I then asked him whether his company does anything to hedge against exchange rate risk and he said no and I connected him to a bank to see whether that might be a way it could reduce its product price fluctuation risks.

Nobody ever said having your products made overseas would be easy.

What do you think?

6 responses to “International Manufacturing Price Risks”

  1. I agree that it is better to let prices fluctuate, for the reasons you invoke.
    What I would suggest is (1) to get a good idea of the proportion of the final price that is directly driven by the main commodity’s market price, (2) to accept raises when they are justified, (3) to demand lower prices when they are justified, and (4) to look for ways to hedge against the main risks.
    I believe it is possible for a midsize company in the US to find a way to hedge against commodities price movements. Maybe their regular bank won’t allow them to trade options or futures, but many institutions that can be found on the internet offer this.

  2. You’re right, this happens all the time and it’s a source of never ending frustration. There are two parts to the issue though. One, you’ve mentioned is the changing nature of prices and the lack of forecasting by any chinese supplier/manufacturer–this just does not exist. While this change in prices (due to a lack of forecasting) is partial understandable, what’s not is the fact that prices will NEVER go lower than the contracted price. If the supplier gets a raw-materials windfall for some reason, there is no sharing of the profit. Price changes ONLY go in one direction. The other issues that you don’t mention is that it’s not just materials costs, but labor, electricity, taxes, transportation, etc. Any current item in the news can be (and will be) presented as a reason for rising costs that were not considered before. The list of possible factors for price increases is practically endless, leaving the buyer constantly on the defensive and constantly on the look out for (conscious) product fade. The only way to beat this is to a) have good contracts, b) have more knowledge about your industry (in China) than your supplier, and c) to have constant on the ground monitoring/testing to assure against quality fade.
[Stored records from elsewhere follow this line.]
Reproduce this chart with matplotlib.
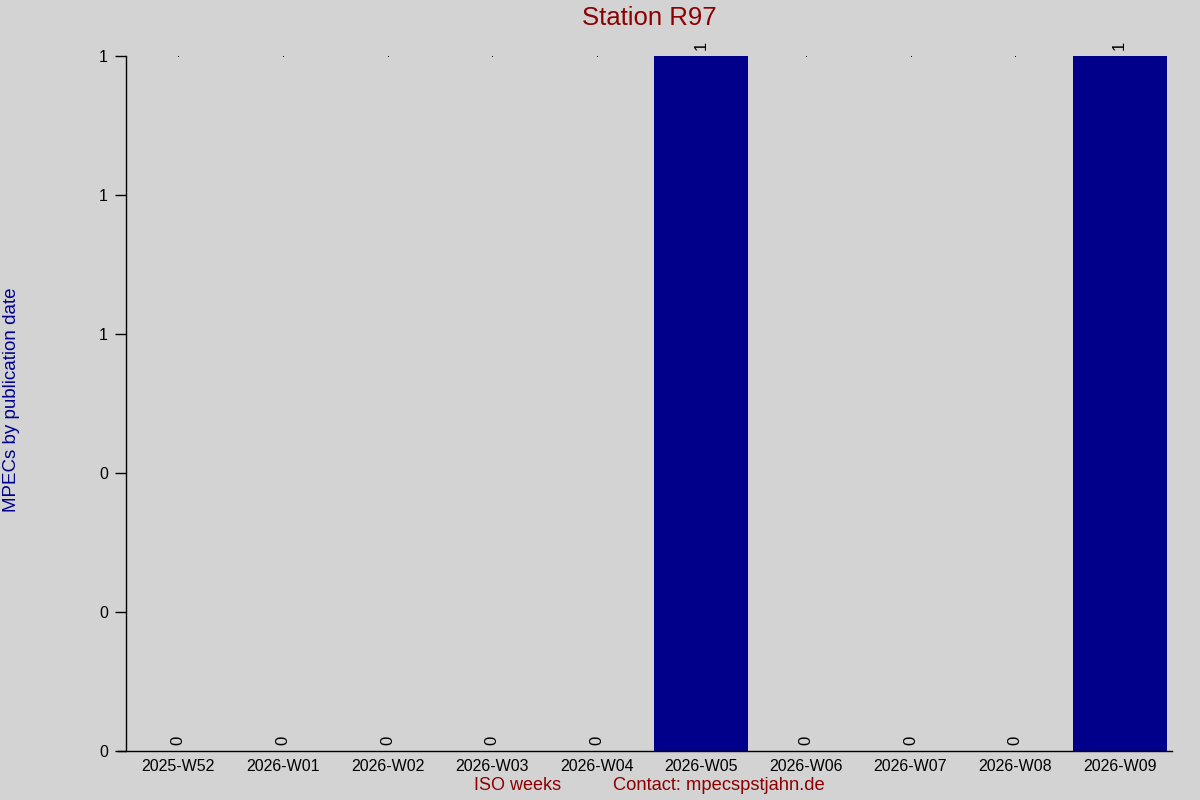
import numpy as np
import matplotlib
matplotlib.use("Agg")
import matplotlib.pyplot as plt
from matplotlib.ticker import FormatStrFormatter

# --- data ---
weeks = ["2025-W52", "2026-W01", "2026-W02", "2026-W03", "2026-W04",
         "2026-W05", "2026-W06", "2026-W07", "2026-W08", "2026-W09"]
counts = [0, 0, 0, 0, 0, 1, 0, 0, 0, 1]
y_ticks = [0.0, 0.2, 0.4, 0.6, 0.8, 1.0]

BG = "#d3d3d3"
BAR = "#00008b"
RED = "#8b0000"

plt.rcParams["font.family"] = ["Liberation Sans", "DejaVu Sans"]

fig = plt.figure(figsize=(12, 8), dpi=100, facecolor=BG)
ax = fig.add_axes([126 / 1200, 49 / 800, 1046 / 1200, 695 / 800], facecolor=BG)

x = np.arange(len(weeks))
ax.bar(x, counts, width=0.9, color=BAR, zorder=2)

ymax = max(counts)
ax.set_xlim(-0.5, len(weeks) - 0.5)
ax.set_ylim(0, ymax)

# tiny dots at the top for the empty weeks
zx = [i for i, c in enumerate(counts) if c == 0]
ax.plot(zx, [ymax] * len(zx), linestyle="none", marker="s", markersize=0.7,
        markeredgewidth=0, color="black", clip_on=False, zorder=3)

# value labels
for i, c in enumerate(counts):
    ax.annotate(str(c), (i, c), xytext=(0, 4), textcoords="offset points",
                ha="center", va="bottom", rotation=90, fontsize=12,
                annotation_clip=False)

ax.set_xticks(x)
ax.set_xticklabels(weeks, fontsize=11.5)
ax.tick_params(axis="x", length=0, pad=6)
ax.set_yticks(y_ticks)
ax.yaxis.set_major_formatter(FormatStrFormatter("%.0f"))
ax.tick_params(axis="y", direction="out", length=8, width=1, labelsize=11.5, pad=5)

for side in ["top", "right"]:
    ax.spines[side].set_visible(False)
ax.spines["left"].set_linewidth(1)
ax.spines["bottom"].set_linewidth(1)
ax.spines["bottom"].set_bounds(-0.5 - 8 / 104.6, len(weeks) - 0.5)

ax.set_title("Station R97", color=RED, fontsize=18.5, pad=22)
fig.text(3 / 1200, 0.5, "MPECs by publication date", rotation=90,
         color=BAR, fontsize=13.5, ha="left", va="center")
fig.text(518 / 1200, 14 / 800, "ISO weeks", color=RED, fontsize=13,
         ha="center", va="center")
fig.text(719 / 1200, 14 / 800, "Contact: mpecspstjahn.de", color=RED,
         fontsize=13.2, ha="center", va="center")

fig.savefig("out.png", dpi=100, facecolor=BG)
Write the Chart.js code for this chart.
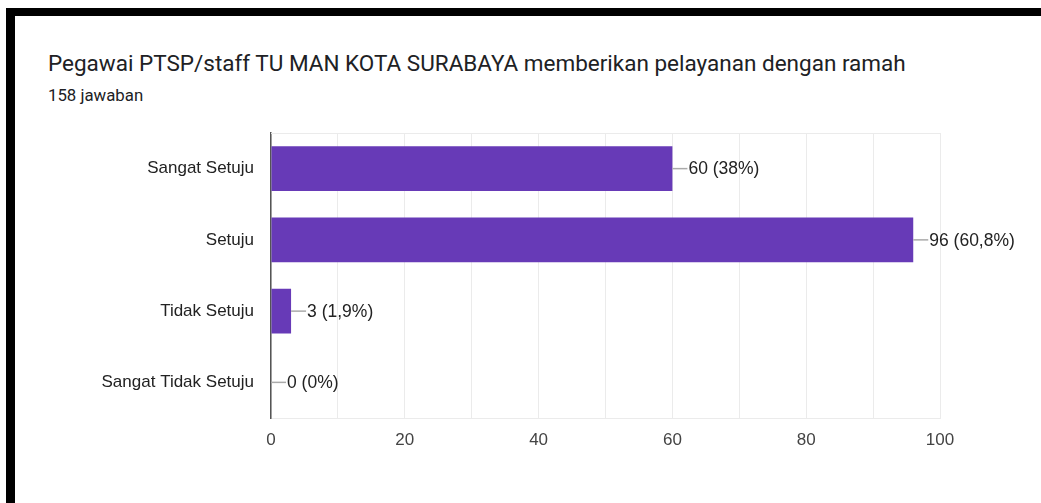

  3. Sudden price hikes by your vendor even after you have agreed on a price in a sales contract is SOP in China, and there really is nothing you can do about it, that is if you still want your product. About the only thing you can do is to have a good relationship with your vendor and to give them good order QTYs so that they value your business more and are less inclined to see you as a short-term customer. But of course easier said than done.
    In all fairness to China vendors, they are not the ones who set raw material costs, the frequent justification for price hikes. The raw material supplier does that. In fact, a lot of raw materials in China do not come from China but come from places like, Thailand, Vietnam, Taiwan etc etc. and there are probably a lot of costs associated with bringing those raw materials into China. So you can never be sure what is happeing and when price hikes are legitimate or fictitious. I suspect that half the time when your vendor tells you the cost of raw materials is going up, they are simply passing on cost hikes to you that they have recieved from their own suppliers. And half the time they are just trying to up the price on you. But you really have no way of knowing without doing extensive research on raw material prices. And even if you challenge your vendor they are not likely to accomodate you unless you are a very good customer.
    The best advice is don’t get bent out of shape about it but plan your business and your margins so if a price hike comes you can still sleep at night.

  4. is this price raising problem not existing in American or European (i.e. developed country) manufacturer or supplier? I am curious what their typical practice is. more sophisticated in hedging commodity price?

  5. I usually had the opposite problem when buying from Chinese manufacturers–they knew the price of steel would fluctuate and thus sometimes refused to give us a product quote that was valid for more than a couple weeks out. In one case it was a heck of a time getting the factory to agree to factor the risk of material increase into their quote–they had never considered the possibility that there were ways to mitigate risk.
    A price valid over a year would have been unheard of, but I suppose we were better off than if the factories had just switched to aluminum without telling us.

  6. We operate on a much higher profit margin in the west, Chinese company’s operate on lower profits. I know one mobile phone maker that plans a profit of $1.5 on each phone. He makes 600,000 at a time so he is happy at that. The cost has to be flexible or can also make money by sourcing inferior spec components if the price is not.
    If your buying from China you should also be considering your mark up. We aim for at least 200 to 300% to cover overheads and everything that can and does go wrong.